▼

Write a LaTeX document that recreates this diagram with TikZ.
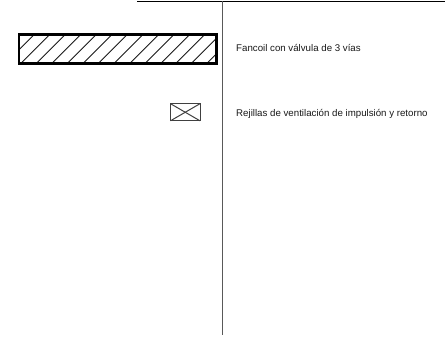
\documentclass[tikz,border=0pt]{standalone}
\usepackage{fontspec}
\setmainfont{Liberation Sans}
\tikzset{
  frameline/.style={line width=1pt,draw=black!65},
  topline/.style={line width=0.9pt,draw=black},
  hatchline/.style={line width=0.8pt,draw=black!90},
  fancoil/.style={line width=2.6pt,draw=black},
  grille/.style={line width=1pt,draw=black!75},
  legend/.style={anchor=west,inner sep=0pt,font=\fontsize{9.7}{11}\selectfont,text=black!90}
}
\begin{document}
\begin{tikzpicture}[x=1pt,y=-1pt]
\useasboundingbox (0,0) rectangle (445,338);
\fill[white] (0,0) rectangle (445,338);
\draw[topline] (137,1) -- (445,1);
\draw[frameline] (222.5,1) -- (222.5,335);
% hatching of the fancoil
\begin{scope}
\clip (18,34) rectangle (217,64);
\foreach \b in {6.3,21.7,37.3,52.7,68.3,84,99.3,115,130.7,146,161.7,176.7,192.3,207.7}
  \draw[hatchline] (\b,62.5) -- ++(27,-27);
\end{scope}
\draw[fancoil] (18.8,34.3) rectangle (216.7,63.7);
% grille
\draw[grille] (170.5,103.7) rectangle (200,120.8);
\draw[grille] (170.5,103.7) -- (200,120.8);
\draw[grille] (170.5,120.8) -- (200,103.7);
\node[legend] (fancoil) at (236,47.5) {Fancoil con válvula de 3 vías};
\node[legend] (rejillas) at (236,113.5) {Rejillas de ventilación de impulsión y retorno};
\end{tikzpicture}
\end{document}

▲

*Exercise aim*
Without including any pictures, reproduce the listing exactly.

*Output of the task*
Write a LaTeX document that recreates this diagram with TikZ.
\documentclass[tikz,border=0pt]{standalone}
\usepackage{fontspec}
\setmainfont{Liberation Sans}
\tikzset{
  frameline/.style={line width=1pt,draw=black!65},
  topline/.style={line width=0.9pt,draw=black},
  hatchline/.style={line width=0.8pt,draw=black!90},
  fancoil/.style={line width=2.6pt,draw=black},
  grille/.style={line width=1pt,draw=black!75},
  legend/.style={anchor=west,inner sep=0pt,font=\fontsize{9.7}{11}\selectfont,text=black!90}
}
\begin{document}
\begin{tikzpicture}[x=1pt,y=-1pt]
\useasboundingbox (0,0) rectangle (445,338);
\fill[white] (0,0) rectangle (445,338);
\draw[topline] (137,1) -- (445,1);
\draw[frameline] (222.5,1) -- (222.5,335);
% hatching of the fancoil
\begin{scope}
\clip (18,34) rectangle (217,64);
\foreach \b in {6.3,21.7,37.3,52.7,68.3,84,99.3,115,130.7,146,161.7,176.7,192.3,207.7}
  \draw[hatchline] (\b,62.5) -- ++(27,-27);
\end{scope}
\draw[fancoil] (18.8,34.3) rectangle (216.7,63.7);
% grille
\draw[grille] (170.5,103.7) rectangle (200,120.8);
\draw[grille] (170.5,103.7) -- (200,120.8);
\draw[grille] (170.5,120.8) -- (200,103.7);
\node[legend] (fancoil) at (236,47.5) {Fancoil con válvula de 3 vías};
\node[legend] (rejillas) at (236,113.5) {Rejillas de ventilación de impulsión y retorno};
\end{tikzpicture}
\end{document}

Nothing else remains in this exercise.